2. Resource Utilization
Deploying multiple Ollama instances to serve concurrent users requires substantial memory resources, as each instance loads its own copy of the model. For resource-intensive models like Llama 3.2, this approach quickly becomes impractical on standard hardware.
3. Enterprise Integration
Ollama lacks many enterprise-focused features found in commercial alternatives:
- Limited administrative controls and user management
- Minimal built-in monitoring and logging capabilities
- No native compliance certifications (GDPR, SOC2, etc.)
- Command-line focus with limited native GUI options
Recent Improvements: The Path to Production
Despite these limitations, Ollama has made significant strides toward production readiness:
1. Concurrency Support
A major breakthrough came with the recent pull request #3418, which introduced support for concurrent requests. This implementation allows configuring the number of parallel requests via the OLLAMA_NUM_PARALLEL
environment variable, representing a significant step toward production viability.
2. Multiple Model Loading
The same update introduced the OLLAMA_MAX_LOADED_MODELS
environment variable, enabling multiple loaded models simultaneously. This can be set dynamically based on VRAM capacity or fixed to a specific number, improving resource allocation in multi-model deployments.
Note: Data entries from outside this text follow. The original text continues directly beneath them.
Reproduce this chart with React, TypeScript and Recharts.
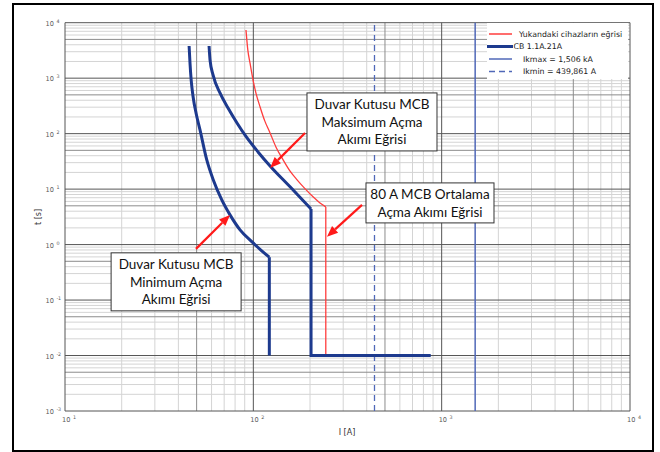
import React from 'react';
import { ComposedChart, Line, XAxis, YAxis, ReferenceLine, ReferenceDot } from 'recharts';

// ---- data ----
// smooth (inverse-time) parts of each curve
const upstreamCurve = [
  { I: 91.4, t: 7380 },
  { I: 93.5, t: 3200 },
  { I: 96, t: 1879 },
  { I: 99.6, t: 929 },
  { I: 103.5, t: 520 },
  { I: 108.6, t: 303 },
  { I: 115, t: 170 },
  { I: 122.7, t: 103 },
  { I: 132, t: 57 },
  { I: 143.9, t: 33.7 },
  { I: 156, t: 21.5 },
  { I: 170.7, t: 14.7 },
  { I: 188, t: 10.2 },
  { I: 207.5, t: 7.26 },
  { I: 225, t: 5.7 },
  { I: 242.5, t: 4.78 },
];
// instantaneous (vertical) part
const upstreamTail = [
  { I: 242.5, t: 4.78 },
  { I: 242.5, t: 0.01 },
];

const cbMinCurve = [
  { I: 45.6, t: 3805 },
  { I: 46.1, t: 1879 },
  { I: 46.8, t: 900 },
  { I: 47.9, t: 458 },
  { I: 49.7, t: 230 },
  { I: 52.1, t: 117 },
  { I: 56.6, t: 33.6 },
  { I: 61.3, t: 14.66 },
  { I: 68.0, t: 6.39 },
  { I: 75.2, t: 3.43 },
  { I: 85.0, t: 1.84 },
  { I: 98.1, t: 1.13 },
  { I: 110.8, t: 0.77 },
  { I: 121.6, t: 0.593 },
];
const cbMinTail = [
  { I: 121.6, t: 0.593 },
  { I: 121.6, t: 0.01 },
];

const cbMaxCurve = [
  { I: 58.2, t: 3805 },
  { I: 58.9, t: 2128 },
  { I: 61.1, t: 1143 },
  { I: 66.5, t: 541 },
  { I: 73.4, t: 290 },
  { I: 81.9, t: 156 },
  { I: 92.6, t: 83.7 },
  { I: 105.9, t: 46.8 },
  { I: 122.7, t: 26.2 },
  { I: 156.7, t: 11.0 },
  { I: 202.5, t: 4.39 },
];
const cbMaxTail = [
  { I: 202.5, t: 4.39 },
  { I: 202.5, t: 0.01 },
  { I: 875, t: 0.01 },
];

const ikMax = 1506;
const ikMin = 439.861;

const xTicks = [10, 100, 1000, 10000];
const xTickExp = ['1', '2', '3', '4'];
const yTicks = [0.001, 0.01, 0.1, 1, 10, 100, 1000, 10000];
const yTickExp = ['-3', '-2', '-1', '0', '1', '2', '3', '4'];

const legendNames = [
  'Yukandaki cihazların eğrisi',
  'CB 1.1A.21A',
  'Ikmax = 1,506 kA',
  'Ikmin = 439,861 A',
];

const noteTexts = [
  ['Duvar Kutusu MCB', 'Maksimum Açma', 'Akımı Eğrisi'],
  ['80 A MCB Ortalama', 'Açma Akımı Eğrisi'],
  ['Duvar Kutusu MCB', 'Minimum Açma', 'Akımı Eğrisi'],
];
// box anchor (I [A], t [s])
const noteAnchors = [
  { I: 426.6, t: 162.6 },
  { I: 867, t: 5.64 },
  { I: 38.9, t: 0.213 },
];
// arrow from -> to (I [A], t [s])
const arrowFrom = [
  { I: 188.2, t: 102.9 },
  { I: 377.6, t: 5.19 },
  { I: 49.6, t: 0.837 },
];
const arrowTo = [
  { I: 122.7, t: 24.1 },
  { I: 246, t: 1.38 },
  { I: 75.2, t: 3.43 },
];

// ---- grid values ----
function gridValues(minExp: number, maxExp: number) {
  const major: number[] = [];
  const five: number[] = [];
  const minor: number[] = [];
  for (let e = minExp; e <= maxExp; e++) {
    const base = Math.pow(10, e);
    major.push(base);
    if (e < maxExp) {
      for (let k = 2; k <= 9; k++) {
        const v = k * base;
        if (k === 5) five.push(v);
        else minor.push(v);
      }
    }
  }
  return { major, five, minor };
}
const xGrid = gridValues(1, 4);
const yGrid = gridValues(-3, 4);

const RED = '#ff3d3d';
const NAVY = '#1d3a8e';
const LBLUE = '#5068b8';
const ARROW = '#ff1a1a';

const boxSizes = [
  { w: 130, h: 58 },
  { w: 128, h: 40 },
  { w: 130, h: 58 },
];

const XTick = (p: any) => {
  const i = xTicks.indexOf(p.payload.value);
  return (
    <text x={p.x - 3} y={p.y + 11} fontSize={6.6} fill="#5a5a5a" fontFamily="DejaVu Sans">
      10
      <tspan dx={2.5} dy={-2.8} fontSize={4.8}>{xTickExp[i]}</tspan>
    </text>
  );
};

const YTick = (p: any) => {
  const i = yTicks.indexOf(p.payload.value);
  return (
    <text x={p.x - 19.5} y={p.y + 3} fontSize={6.6} fill="#5a5a5a" fontFamily="DejaVu Sans">
      10
      <tspan dx={2.5} dy={-2.8} fontSize={4.8}>{yTickExp[i]}</tspan>
    </text>
  );
};

const Arrow = (p: any) => {
  const { x1, y1, x2, y2 } = p;
  const dx = x2 - x1;
  const dy = y2 - y1;
  const len = Math.sqrt(dx * dx + dy * dy);
  const ux = dx / len;
  const uy = dy / len;
  const hl = 11;
  const hw = 4.5;
  const bx = x2 - ux * hl;
  const by = y2 - uy * hl;
  const pts = `${x2},${y2} ${bx - uy * hw},${by + ux * hw} ${bx + uy * hw},${by - ux * hw}`;
  return (
    <g>
      <line x1={x1} y1={y1} x2={bx} y2={by} stroke={ARROW} strokeWidth={2.2} />
      <polygon points={pts} fill={ARROW} />
    </g>
  );
};

const makeNote = (idx: number) => (p: any) => {
  const { cx, cy } = p;
  const { w, h } = boxSizes[idx];
  const lines = noteTexts[idx];
  const n = lines.length;
  return (
    <g>
      <rect x={cx - w / 2} y={cy - h / 2} width={w} height={h} fill="#fff" stroke="#333" strokeWidth={1} />
      {lines.map((l, i) => (
        <text
          key={i}
          x={cx}
          y={cy + (i - (n - 1) / 2) * 17.5}
          textAnchor="middle"
          dominantBaseline="central"
          fontFamily="Lato"
          fontSize={13.5}
          fill="#111"
        >
          {l}
        </text>
      ))}
    </g>
  );
};

const Legend = () => {
  const rows = [
    { y: 11, x1: 2, x2: 25, tx: 32, color: RED, w: 1.5, dash: undefined },
    { y: 23.5, x1: 0, x2: 26, tx: 26.5, color: NAVY, w: 3, dash: undefined },
    { y: 36, x1: 2, x2: 25, tx: 36, color: LBLUE, w: 1.5, dash: undefined },
    { y: 48.5, x1: 2, x2: 25, tx: 36, color: LBLUE, w: 1.5, dash: '6 4' },
  ];
  return (
    <svg
      width={141}
      height={56}
      style={{ position: 'absolute', left: 487, top: 23, background: '#fff' }}
    >
      {rows.map((r, i) => (
        <g key={i}>
          <line x1={r.x1} y1={r.y} x2={r.x2} y2={r.y} stroke={r.color} strokeWidth={r.w} strokeDasharray={r.dash} />
          <text x={r.tx} y={r.y} dominantBaseline="central" fontFamily="DejaVu Sans" fontSize={7.8} fill="#222">
            {legendNames[i]}
          </text>
        </g>
      ))}
    </svg>
  );
};

export default function App() {
  return (
    <div style={{ position: 'relative', width: 660, height: 452, background: '#fff' }}>
      <style>{'body{margin:0;}'}</style>
      <ComposedChart
        width={660}
        height={452}
        margin={{ top: 22.7, right: 30, bottom: 11, left: 15 }}
      >
        <XAxis
          dataKey="I"
          type="number"
          scale="log"
          domain={[10, 10000]}
          ticks={xTicks}
          interval={0}
          allowDataOverflow
          axisLine={false}
          tickLine={false}
          tickSize={0}
          tickMargin={0}
          height={30}
          tick={<XTick />}
        />
        <YAxis
          dataKey="t"
          type="number"
          scale="log"
          domain={[0.001, 10000]}
          ticks={yTicks}
          interval={0}
          allowDataOverflow
          axisLine={false}
          tickLine={false}
          tickSize={0}
          tickMargin={0}
          width={50}
          tick={<YTick />}
        />
        {xGrid.minor.map((v) => (
          <ReferenceLine key={'xm' + v} x={v} stroke="#d4d4d4" strokeWidth={1} />
        ))}
        {yGrid.minor.map((v) => (
          <ReferenceLine key={'ym' + v} y={v} stroke="#d4d4d4" strokeWidth={1} />
        ))}
        {xGrid.five.map((v) => (
          <ReferenceLine key={'xf' + v} x={v} stroke="#8c8c8c" strokeWidth={1} />
        ))}
        {yGrid.five.map((v) => (
          <ReferenceLine key={'yf' + v} y={v} stroke="#8c8c8c" strokeWidth={1} />
        ))}
        {xGrid.major.map((v) => (
          <ReferenceLine key={'xM' + v} x={v} stroke="#555" strokeWidth={1} />
        ))}
        {yGrid.major.map((v) => (
          <ReferenceLine key={'yM' + v} y={v} stroke="#555" strokeWidth={1} />
        ))}
        <ReferenceLine x={ikMin} stroke={LBLUE} strokeWidth={1.3} strokeDasharray="6 4" />
        <ReferenceLine x={ikMax} stroke={LBLUE} strokeWidth={1.5} />
        <Line data={upstreamCurve} dataKey="t" type="monotone" stroke={RED} strokeWidth={1.3} dot={false} isAnimationActive={false} />
        <Line data={upstreamTail} dataKey="t" type="linear" stroke={RED} strokeWidth={1.3} dot={false} isAnimationActive={false} />
        <Line data={cbMinCurve} dataKey="t" type="monotone" stroke={NAVY} strokeWidth={3} dot={false} isAnimationActive={false} />
        <Line data={cbMinTail} dataKey="t" type="linear" stroke={NAVY} strokeWidth={3} dot={false} isAnimationActive={false} />
        <Line data={cbMaxCurve} dataKey="t" type="monotone" stroke={NAVY} strokeWidth={3} dot={false} isAnimationActive={false} />
        <Line data={cbMaxTail} dataKey="t" type="linear" stroke={NAVY} strokeWidth={3} dot={false} isAnimationActive={false} />
        {noteAnchors.map((a, i) => (
          <ReferenceDot key={'n' + i} x={a.I} y={a.t} r={1} shape={makeNote(i)} />
        ))}
        {arrowFrom.map((a, i) => (
          <ReferenceLine
            key={'a' + i}
            segment={[
              { x: a.I, y: a.t },
              { x: arrowTo[i].I, y: arrowTo[i].t },
            ]}
            shape={Arrow}
          />
        ))}
        <text x={38} y={217} textAnchor="middle" dominantBaseline="central" fontFamily="DejaVu Sans" fontSize={8} fill="#333" transform="rotate(-90 38 217)">
          t [s]
        </text>
        <text x={347} y={432} textAnchor="middle" dominantBaseline="central" fontFamily="DejaVu Sans" fontSize={8} fill="#333">
          I [A]
        </text>
      </ComposedChart>
      <Legend />
      <div
        style={{
          position: 'absolute',
          left: 12,
          top: 3,
          width: 642,
          height: 449,
          border: '2.5px solid #000',
          boxSizing: 'border-box',
          pointerEvents: 'none',
        }}
      />
    </div>
  );
}
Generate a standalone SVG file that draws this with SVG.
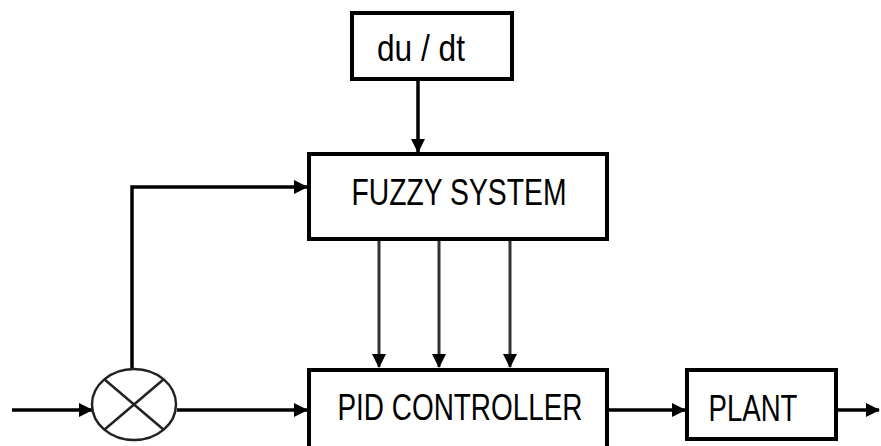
<svg xmlns="http://www.w3.org/2000/svg" width="881" height="446" viewBox="0 0 881 446">
<style>
.box{fill:#fff;stroke:#000;stroke-width:4}
.lbl{font-family:"Liberation Sans",Arial,sans-serif;font-size:36px;fill:#000}
.ln{fill:none;stroke:#000;stroke-width:3.5}
.gl{fill:none;stroke:#333;stroke-width:3}
</style>
<defs>
<marker id="ahb" markerWidth="14" markerHeight="14" refX="13" refY="7" orient="auto" markerUnits="userSpaceOnUse" viewBox="0 0 14 14">
<path d="M0,0 L14,7 L0,14 z" fill="#000"/>
</marker>
</defs>
<g id="connectors">
<line class="ln" x1="418" y1="79" x2="418" y2="152" marker-end="url(#ahb)"/>
<polyline class="ln" points="132,369 132,187 307,187" marker-end="url(#ahb)"/>
<line class="gl" x1="379" y1="239" x2="379" y2="367" marker-end="url(#ahb)"/>
<line class="gl" x1="439" y1="239" x2="439" y2="367" marker-end="url(#ahb)"/>
<line class="gl" x1="510" y1="239" x2="510" y2="367" marker-end="url(#ahb)"/>
<line class="ln" x1="12" y1="410" x2="92" y2="410" marker-end="url(#ahb)"/>
<line class="ln" x1="177" y1="410" x2="307" y2="410" marker-end="url(#ahb)"/>
<line class="ln" x1="607" y1="410" x2="685" y2="410" marker-end="url(#ahb)"/>
<line class="ln" x1="836" y1="410" x2="879" y2="410" marker-end="url(#ahb)"/>
</g>
<g id="dudt">
<rect class="box" x="352" y="13" width="160" height="66"/>
<text class="lbl" x="421" y="61" text-anchor="middle" textLength="88" lengthAdjust="spacingAndGlyphs">du / dt</text>
</g>
<g id="fuzzy">
<rect class="box" x="309" y="154" width="298" height="85"/>
<text class="lbl" x="459" y="205" text-anchor="middle" textLength="215" lengthAdjust="spacingAndGlyphs">FUZZY SYSTEM</text>
</g>
<g id="sum">
<ellipse cx="134" cy="404.5" rx="42" ry="35.5" fill="#fff" stroke="#222" stroke-width="2.5"/>
<line x1="104" y1="379" x2="164" y2="430" stroke="#222" stroke-width="2.5"/>
<line x1="164" y1="379" x2="104" y2="430" stroke="#222" stroke-width="2.5"/>
</g>
<g id="pid">
<rect class="box" x="309" y="370" width="298" height="90"/>
<text class="lbl" x="460" y="420" text-anchor="middle" textLength="245" lengthAdjust="spacingAndGlyphs">PID CONTROLLER</text>
</g>
<g id="plant">
<rect class="box" x="687" y="370" width="149" height="69"/>
<text class="lbl" x="753" y="421" text-anchor="middle" textLength="89" lengthAdjust="spacingAndGlyphs">PLANT</text>
</g>
</svg>
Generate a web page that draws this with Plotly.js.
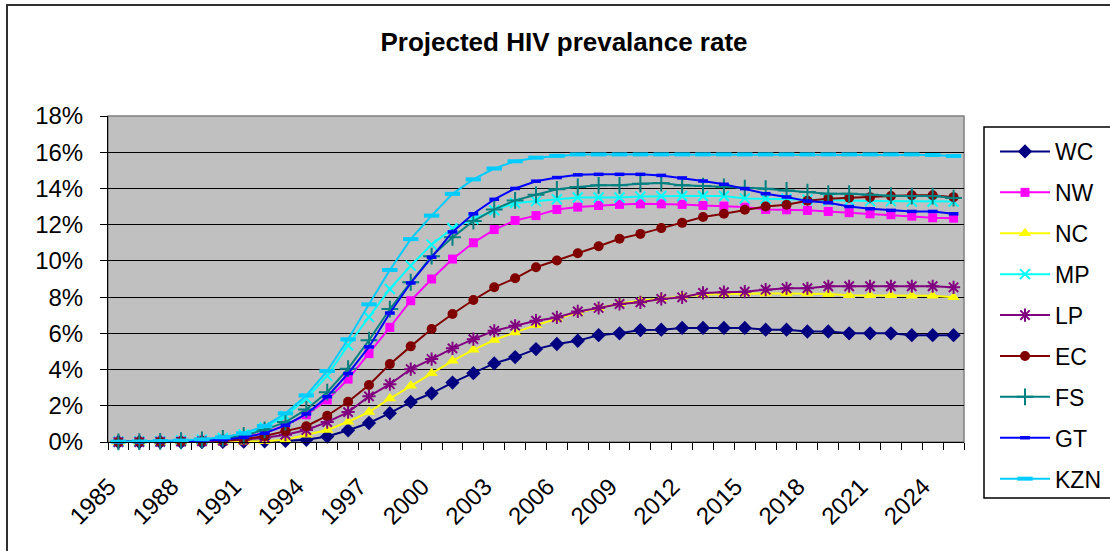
<!DOCTYPE html>
<html>
<head>
<meta charset="utf-8">
<script src="https://cdn.plot.ly/plotly-3.0.1.min.js"></script>
<style>html,body{margin:0;padding:0;background:#fff;}#chart{width:1110px;height:551px;}</style>
</head>
<body>
<div id="chart"></div>
<script>
const years = [];
for (let y = 1985; y <= 2025; y++) years.push(y);

const tickYears = [1985, 1988, 1991, 1994, 1997, 2000, 2003, 2006, 2009, 2012, 2015, 2018, 2021, 2024];

const WC = [0, 0, 0, 0, 0, 0.01, 0.02, 0.04, 0.07, 0.12, 0.3, 0.65, 1.05, 1.59, 2.21, 2.69, 3.28, 3.8, 4.34, 4.69, 5.13, 5.41, 5.59, 5.9, 6.0, 6.18, 6.2, 6.3, 6.3, 6.3, 6.3, 6.2, 6.2, 6.1, 6.1, 6.0, 6.0, 6.0, 5.9, 5.9, 5.9];
const NW = [0.02, 0.03, 0.04, 0.06, 0.1, 0.15, 0.28, 0.5, 0.93, 1.5, 2.32, 3.47, 4.88, 6.33, 7.8, 9.0, 10.1, 11.0, 11.73, 12.23, 12.5, 12.84, 12.97, 13.06, 13.12, 13.15, 13.15, 13.12, 13.06, 13.03, 12.97, 12.84, 12.82, 12.79, 12.73, 12.66, 12.6, 12.55, 12.47, 12.38, 12.36];
const NC = [0, 0, 0, 0, 0, 0.01, 0.02, 0.04, 0.12, 0.4, 0.66, 1.12, 1.65, 2.4, 3.1, 3.8, 4.48, 5.09, 5.63, 6.05, 6.45, 6.8, 7.15, 7.4, 7.65, 7.8, 7.93, 8.05, 8.15, 8.17, 8.2, 8.2, 8.2, 8.2, 8.17, 8.1, 8.1, 8.1, 8.08, 8.08, 7.99];
const MP = [0.02, 0.03, 0.05, 0.08, 0.13, 0.22, 0.42, 0.8, 1.44, 2.4, 3.65, 5.34, 6.9, 8.45, 9.74, 10.9, 11.8, 12.3, 12.8, 13.2, 13.3, 13.4, 13.5, 13.5, 13.5, 13.55, 13.58, 13.58, 13.58, 13.58, 13.45, 13.43, 13.43, 13.38, 13.35, 13.33, 13.3, 13.3, 13.28, 13.28, 13.28];
const LP = [0, 0, 0.01, 0.02, 0.04, 0.07, 0.13, 0.24, 0.4, 0.66, 1.1, 1.65, 2.52, 3.19, 4.02, 4.58, 5.17, 5.68, 6.14, 6.42, 6.7, 6.88, 7.21, 7.4, 7.62, 7.71, 7.9, 7.99, 8.23, 8.27, 8.3, 8.41, 8.49, 8.49, 8.6, 8.6, 8.6, 8.6, 8.6, 8.6, 8.54];
const EC = [0, 0.01, 0.02, 0.03, 0.05, 0.09, 0.15, 0.33, 0.6, 0.87, 1.45, 2.22, 3.15, 4.3, 5.28, 6.24, 7.07, 7.84, 8.54, 9.04, 9.65, 10.02, 10.42, 10.81, 11.22, 11.49, 11.81, 12.1, 12.42, 12.6, 12.82, 13.0, 13.1, 13.32, 13.43, 13.49, 13.52, 13.58, 13.62, 13.62, 13.52];
const FS = [0.01, 0.02, 0.04, 0.07, 0.12, 0.2, 0.36, 0.67, 1.1, 1.8, 2.75, 4.05, 5.62, 7.34, 8.82, 10.26, 11.3, 12.2, 12.84, 13.34, 13.65, 13.95, 14.08, 14.17, 14.17, 14.26, 14.3, 14.17, 14.13, 14.08, 14.02, 13.99, 13.89, 13.8, 13.71, 13.71, 13.65, 13.6, 13.58, 13.58, 13.47];
const GT = [0.01, 0.01, 0.02, 0.04, 0.07, 0.12, 0.25, 0.48, 0.92, 1.55, 2.5, 3.78, 5.25, 7.12, 8.78, 10.2, 11.6, 12.6, 13.4, 14.0, 14.4, 14.6, 14.75, 14.78, 14.78, 14.78, 14.72, 14.58, 14.41, 14.23, 13.99, 13.71, 13.53, 13.3, 13.21, 13.0, 12.88, 12.79, 12.73, 12.73, 12.6];
const KZN = [0.02, 0.03, 0.05, 0.08, 0.15, 0.26, 0.48, 0.88, 1.58, 2.57, 3.92, 5.67, 7.6, 9.5, 11.2, 12.5, 13.7, 14.5, 15.1, 15.5, 15.7, 15.8, 15.88, 15.88, 15.88, 15.88, 15.88, 15.88, 15.88, 15.88, 15.88, 15.88, 15.88, 15.88, 15.88, 15.88, 15.88, 15.88, 15.88, 15.85, 15.79];

const seriesNames = ['WC', 'NW', 'NC', 'MP', 'LP', 'EC', 'FS', 'GT', 'KZN'];
const seriesValues = [WC, NW, NC, MP, LP, EC, FS, GT, KZN];
const seriesColors = ['#000080', '#FF00FF', '#FFFF00', '#00FFFF', '#800080', '#800000', '#008080', '#0000FF', '#00CCFF'];

const markerStyles = [
  {symbol: 'diamond', size: 11},
  {symbol: 'square', size: 9},
  {symbol: 'triangle-up', size: 11},
  {symbol: 'x-thin-open', size: 10, lw: 2},
  {symbol: 'asterisk-open', size: 11, lw: 2},
  {symbol: 'circle', size: 10},
  {symbol: 'cross-thin-open', size: 12, lw: 2},
  {symbol: 'line-ew-open', size: 7, lw: 3.5},
  {symbol: 'line-ew-open', size: 11, lw: 4}
];

const FONT = 'Arial, "Liberation Sans", sans-serif';

const traces = seriesNames.map((name, i) => {
  const ms = markerStyles[i];
  const marker = {symbol: ms.symbol, size: ms.size, color: seriesColors[i]};
  if (ms.lw) marker.line = {color: seriesColors[i], width: ms.lw};
  else marker.line = {width: 0};
  return {
    x: years, y: seriesValues[i], name: name, type: 'scatter', mode: 'lines+markers',
    line: {color: seriesColors[i], width: 2},
    marker: marker, legendgroup: name, cliponaxis: false
  };
});

// pixel helpers (plot area: x 108..964, y 116..442)
const L = 108, R = 964, T = 116, B = 442;
const px = v => (v - L) / (R - L);
const py = v => (B - v) / (B - T);

// rotated labels sit slightly left of the category centre, as in the original
const labelShift = 0.45;

const layout = {
  width: 1110, height: 551,
  margin: {l: L, r: 1110 - R, t: T, b: 551 - B, pad: 0, autoexpand: false},
  paper_bgcolor: '#ffffff',
  plot_bgcolor: '#C0C0C0',
  font: {family: FONT, color: '#000'},
  title: {text: '<b>Projected HIV prevalance rate</b>', font: {size: 26, family: FONT, color: '#000'},
          x: 564 / 1110, xref: 'container', xanchor: 'center', y: 1 - 42 / 551, yref: 'container', yanchor: 'middle'},
  showlegend: true,
  legend: {x: px(995), xanchor: 'left', y: py(130), yanchor: 'top', bgcolor: 'rgba(0,0,0,0)',
           borderwidth: 0, font: {size: 23, family: FONT, color: '#000'}, tracegroupgap: 8,
           itemwidth: 50, maxheight: 600},
  xaxis: {
    range: [1984.5, 2025.5], tickmode: 'array', tickvals: tickYears.map(v => v - labelShift), ticktext: tickYears.map(String),
    tickangle: -45, ticks: '', showgrid: false, zeroline: false,
    showline: true, linecolor: '#000', linewidth: 1, ticklabelstandoff: 20,
    tickfont: {size: 24, family: FONT, color: '#000'},
    minor: {tick0: 1984.5, dtick: 1, ticks: 'outside', ticklen: 7, tickcolor: '#000', tickwidth: 1, showgrid: false}
  },
  yaxis: {
    range: [0, 18], dtick: 2, tick0: 0, ticksuffix: '%', ticks: 'outside', ticklen: 7, tickcolor: '#000',
    showgrid: true, gridcolor: '#000', gridwidth: 1, zeroline: false,
    showline: true, linecolor: '#000', linewidth: 1, ticklabelstandoff: 12,
    tickfont: {size: 24, family: FONT, color: '#000'}
  },
  shapes: [
    {type: 'rect', xref: 'paper', yref: 'paper', x0: px(7), x1: px(1118), y0: py(570), y1: py(5),
     line: {color: '#303030', width: 2}, fillcolor: 'rgba(0,0,0,0)', layer: 'below'},
    {type: 'rect', xref: 'paper', yref: 'paper', x0: px(984), x1: px(1116), y0: py(498), y1: py(127),
     line: {color: '#000', width: 1.5}, fillcolor: '#ffffff', layer: 'below'},
    {type: 'rect', xref: 'paper', yref: 'paper', x0: 0, x1: 1, y0: 0, y1: 1,
     line: {color: '#808080', width: 1.5}, fillcolor: 'rgba(0,0,0,0)', layer: 'between'}
  ]
};

Plotly.newPlot('chart', traces, layout, {displayModeBar: false, staticPlot: true});
</script>
</body>
</html>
3. Improved GPU Utilization
Ollama now features enhanced GPU selection algorithms in multi-GPU environments, preferring to fit models on single GPUs when possible rather than spreading across multiple devices. This optimization improves inference performance for suitable models and it currently being improved upon as seen here.
4. Docker Containerization
The official Docker support for Ollama simplifies deployment in container-orchestrated environments, making it more compatible with modern DevOps practices.
Real-World Production Strategies
Despite its limitations, developers have successfully implemented Ollama in production environments using creative architectural approaches:
The Asynchronous Processing Pattern
One effective approach involves implementing an asynchronous processing pattern:
- Request Queuing: Implement a message queue system to manage incoming requests
- Batch Processing: Process requests in batches at regular intervals
- Priority Handling: Add priority flags for time-sensitive requests
- Database Integration: Store results in a database rather than serving directly
This pattern works particularly well for non-interactive use cases. For example, processing 2,000 document summaries daily could complete a 100,000-document backlog in under two months without requiring real-time responses.
Multi-Instance Deployment
For organizations with sufficient hardware resources, running multiple Ollama instances can provide a practical solution:
- Deploy dockerized instances on separate ports
- Implement a load balancer to distribute requests
- Dedicate specific instances to high-priority tasks
- Use separate instances for different models or use cases
Alternatives for Production Environments
For cases where Ollama’s limitations are prohibitive, several alternatives offer more production-ready features:
- vLLM: Superior concurrency support with optimized memory usage
- Text Generation Inference (Hugging Face): Enterprise-grade inference API with robust scaling
- FastChat: Designed for multi-user, concurrent request handling
- Managed Services: Solutions like Hugging Face, Lambda AI, or Groq for teams without specialized hardware
Making Ollama Production-Ready: A Roadmap
For Ollama to reach true production readiness, several enhancements would be beneficial:
- Enterprise Trial Platform: Provide a platform for enterprise customers to evaluate before investment
- Native UI: Develop an official UI rather than relying on third-party interfaces
- Security Certification: Obtain certification for compliance with standards like GDPR
- Performance Testing: Organize hackathons and competitions to identify performance boundaries
- Enterprise Partnerships: Collaborate with startups to build success stories
- Premium Features: Develop enterprise-specific capabilities to drive adoption
Conclusion: Is Ollama Production-Ready?
The answer depends entirely on your specific use case and requirements:
Ollama is suitable for production when:
- Your workload is primarily asynchronous or batch-oriented
- You have sufficient hardware resources for your expected load
- You can implement proper request queuing and management
- Your use case doesn’t require real-time responses at scale
- You’re leveraging the new concurrency features with appropriate configuration
Ollama may not be suitable when:
- You need high-concurrency, real-time responses
- Your user base is large and unpredictable
- You have limited hardware resources for your scale
- Enterprise compliance certifications are mandatory
- You require extensive monitoring and administrative controls
With recent improvements in concurrency and resource management, Ollama is steadily progressing toward production readiness. For many organizations, especially those with asynchronous workflows or limited concurrent users, Ollama already provides a viable production solution when properly architected.
As with any technology choice, success depends on aligning the tool with your specific requirements and understanding its limitations. For the right use cases, Ollama offers a compelling combination of local control, privacy, and increasingly production-friendly features.